• REQUEST
Without the pictures, repeat the listing character for character.

=======

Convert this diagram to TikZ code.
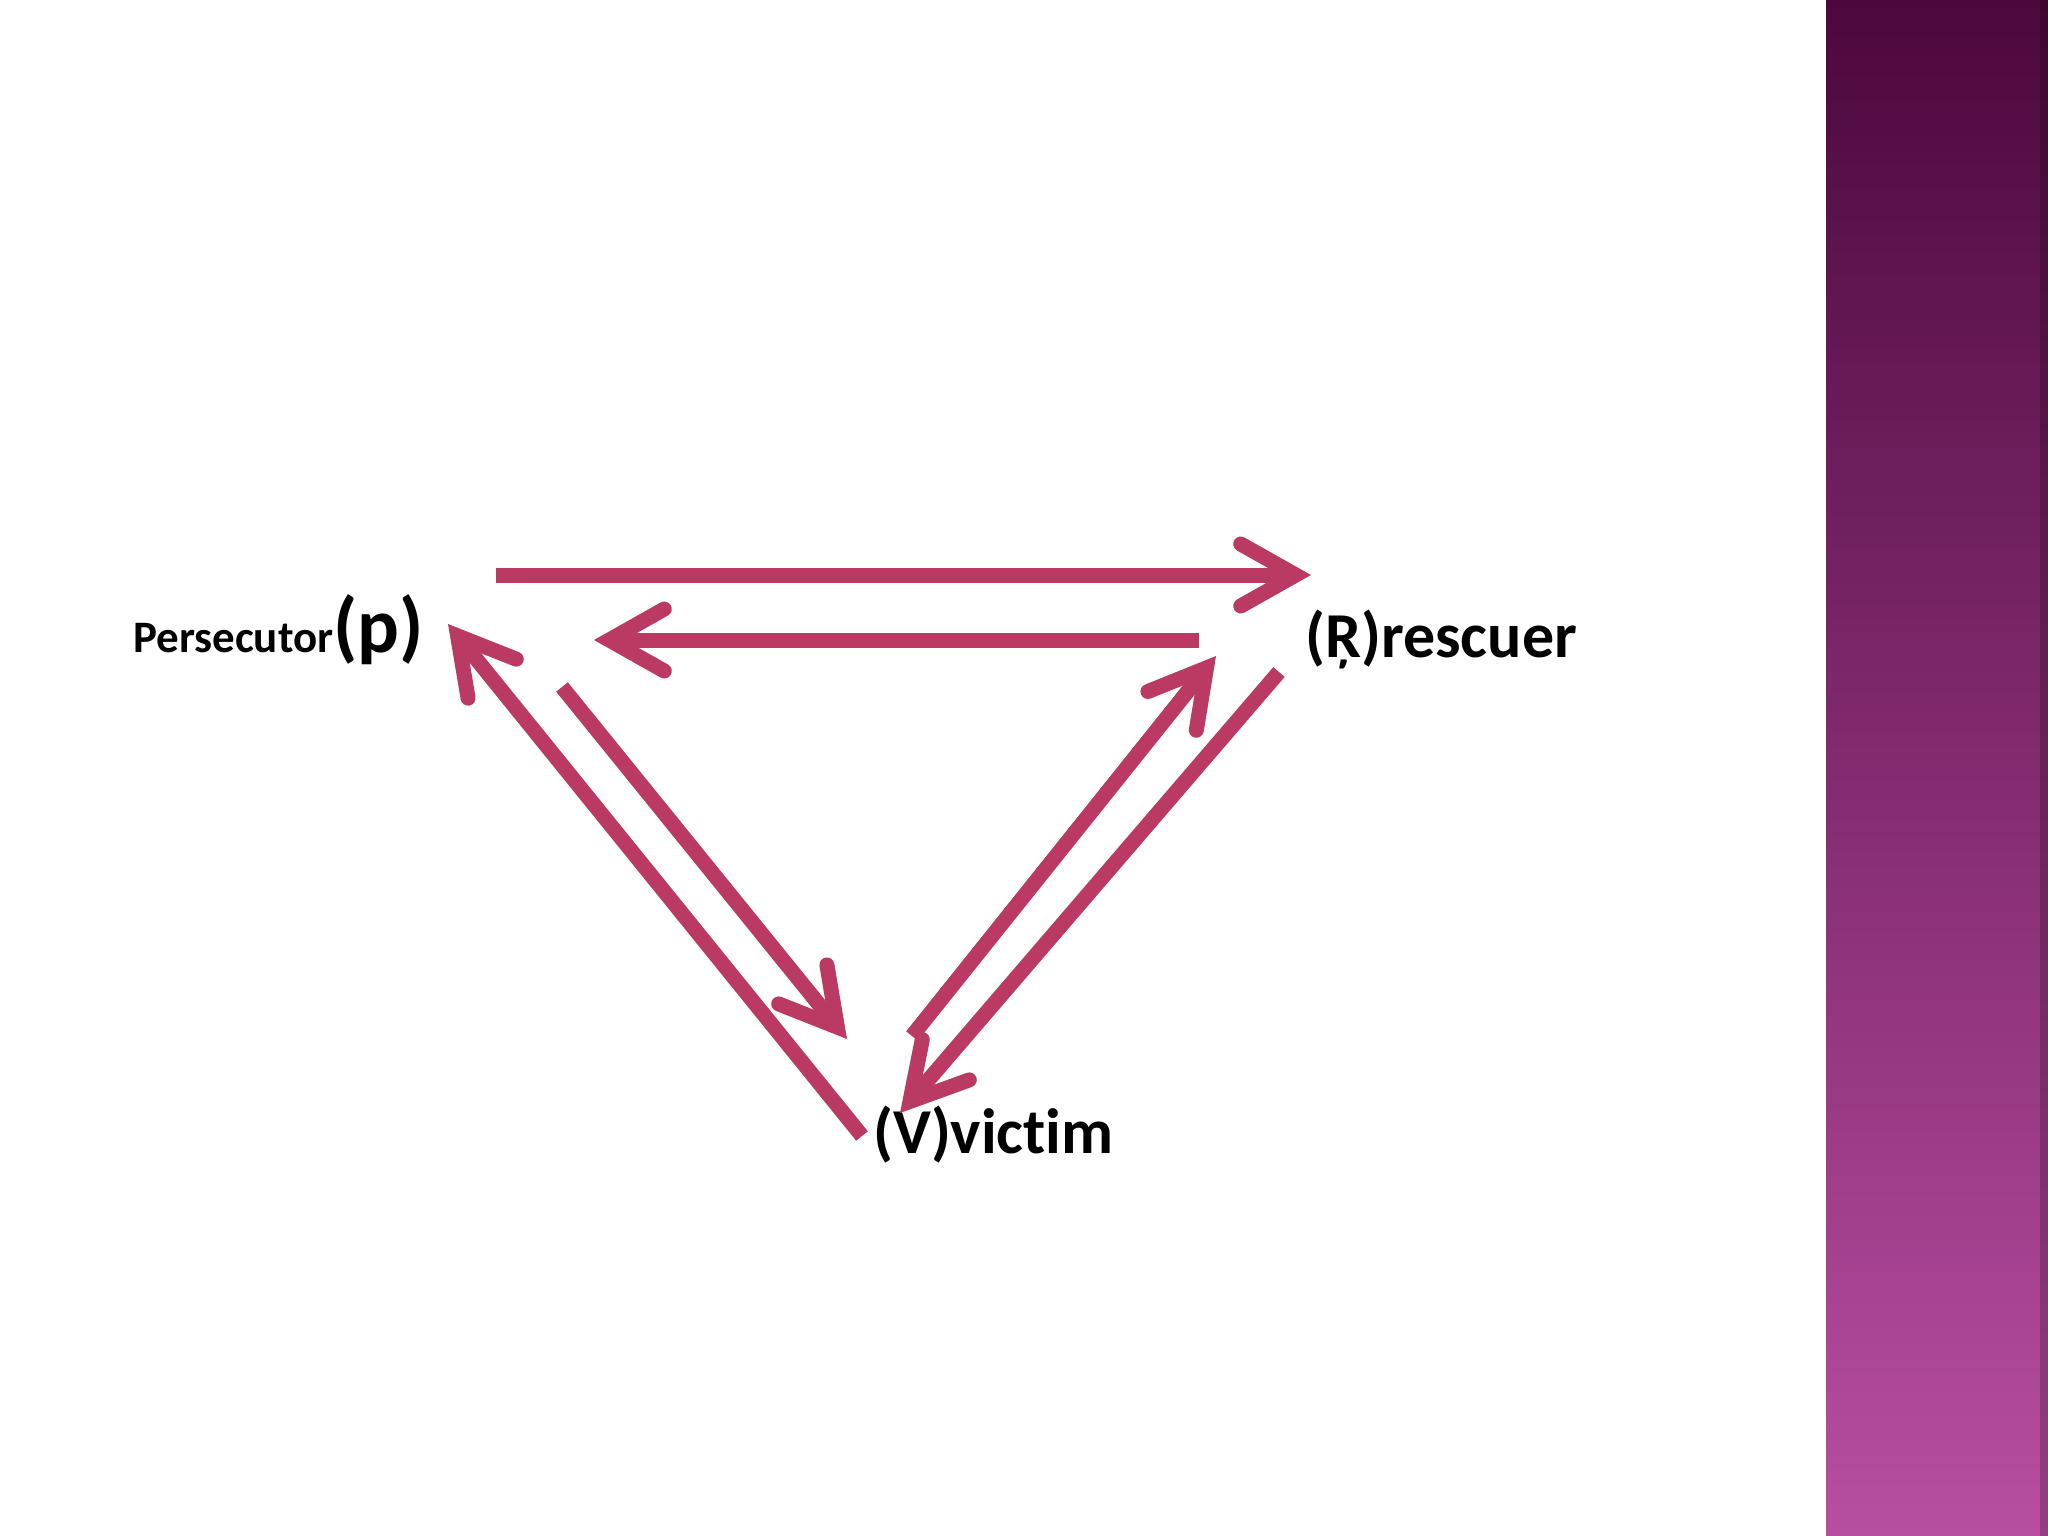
\documentclass[tikz,border=0pt]{standalone}
\usepackage{fontspec}
\setmainfont{Carlito}[Ligatures=NoCommon]
\usetikzlibrary{arrows.meta}
\definecolor{arrowpink}{RGB}{186,58,100}
\definecolor{bartop}{RGB}{76,8,60}
\definecolor{barbottom}{RGB}{184,78,162}
\begin{document}
\begin{tikzpicture}[x=1pt,y=-1pt]
\tikzstyle{every node}+=[inner sep=0pt]
\tikzstyle{role}=[anchor=base west, font=\bfseries]
\tikzstyle{dramaarrow}=[draw=arrowpink, line width=15pt, -{Straight Barb[length=55pt,width=62pt,line join=miter,line cap=round]}]

\useasboundingbox (0,0) rectangle (2048,1536);
\fill [white] (0,0) rectangle (2048,1536);
\shade [top color=bartop, bottom color=barbottom] (1826,0) rectangle (2048,1536);
\fill [black, opacity=0.2] (2040,0) rectangle (2048,1536);

\node [role] (P) at (133,652) {\fontsize{45}{45}\selectfont Persecutor\fontsize{78}{78}\selectfont(p)};
\node [role] (R) at (1305,657) {\fontsize{64}{64}\selectfont(Ŗ)rescuer};
\node [role] (V) at (873,1153) {\fontsize{64}{64}\selectfont(V)victim};

\coordinate (pr-s) at (496,575);
\coordinate (pr-e) at (1311,575);
\coordinate (rp-s) at (1199,640);
\coordinate (rp-e) at (594,640);
\coordinate (vp-s) at (862,1136);
\coordinate (vp-e) at (448,624);
\coordinate (pv-s) at (562,687);
\coordinate (pv-e) at (847,1039);
\coordinate (vr-s) at (912,1036);
\coordinate (vr-e) at (1216,656);
\coordinate (rv-s) at (1279,672);
\coordinate (rv-e) at (900,1113);

\draw [dramaarrow] (pr-s) -- (pr-e);
\draw [dramaarrow] (rp-s) -- (rp-e);
\draw [dramaarrow] (vp-s) -- (vp-e);
\draw [dramaarrow] (pv-s) -- (pv-e);
\draw [dramaarrow] (vr-s) -- (vr-e);
\draw [dramaarrow] (rv-s) -- (rv-e);
\end{tikzpicture}
\end{document}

=======

• RESPONSE TO THE EXERCISE
Convert this diagram to TikZ code.
\documentclass[tikz,border=0pt]{standalone}
\usepackage{fontspec}
\setmainfont{Carlito}[Ligatures=NoCommon]
\usetikzlibrary{arrows.meta}
\definecolor{arrowpink}{RGB}{186,58,100}
\definecolor{bartop}{RGB}{76,8,60}
\definecolor{barbottom}{RGB}{184,78,162}
\begin{document}
\begin{tikzpicture}[x=1pt,y=-1pt]
\tikzstyle{every node}+=[inner sep=0pt]
\tikzstyle{role}=[anchor=base west, font=\bfseries]
\tikzstyle{dramaarrow}=[draw=arrowpink, line width=15pt, -{Straight Barb[length=55pt,width=62pt,line join=miter,line cap=round]}]

\useasboundingbox (0,0) rectangle (2048,1536);
\fill [white] (0,0) rectangle (2048,1536);
\shade [top color=bartop, bottom color=barbottom] (1826,0) rectangle (2048,1536);
\fill [black, opacity=0.2] (2040,0) rectangle (2048,1536);

\node [role] (P) at (133,652) {\fontsize{45}{45}\selectfont Persecutor\fontsize{78}{78}\selectfont(p)};
\node [role] (R) at (1305,657) {\fontsize{64}{64}\selectfont(Ŗ)rescuer};
\node [role] (V) at (873,1153) {\fontsize{64}{64}\selectfont(V)victim};

\coordinate (pr-s) at (496,575);
\coordinate (pr-e) at (1311,575);
\coordinate (rp-s) at (1199,640);
\coordinate (rp-e) at (594,640);
\coordinate (vp-s) at (862,1136);
\coordinate (vp-e) at (448,624);
\coordinate (pv-s) at (562,687);
\coordinate (pv-e) at (847,1039);
\coordinate (vr-s) at (912,1036);
\coordinate (vr-e) at (1216,656);
\coordinate (rv-s) at (1279,672);
\coordinate (rv-e) at (900,1113);

\draw [dramaarrow] (pr-s) -- (pr-e);
\draw [dramaarrow] (rp-s) -- (rp-e);
\draw [dramaarrow] (vp-s) -- (vp-e);
\draw [dramaarrow] (pv-s) -- (pv-e);
\draw [dramaarrow] (vr-s) -- (vr-e);
\draw [dramaarrow] (rv-s) -- (rv-e);
\end{tikzpicture}
\end{document}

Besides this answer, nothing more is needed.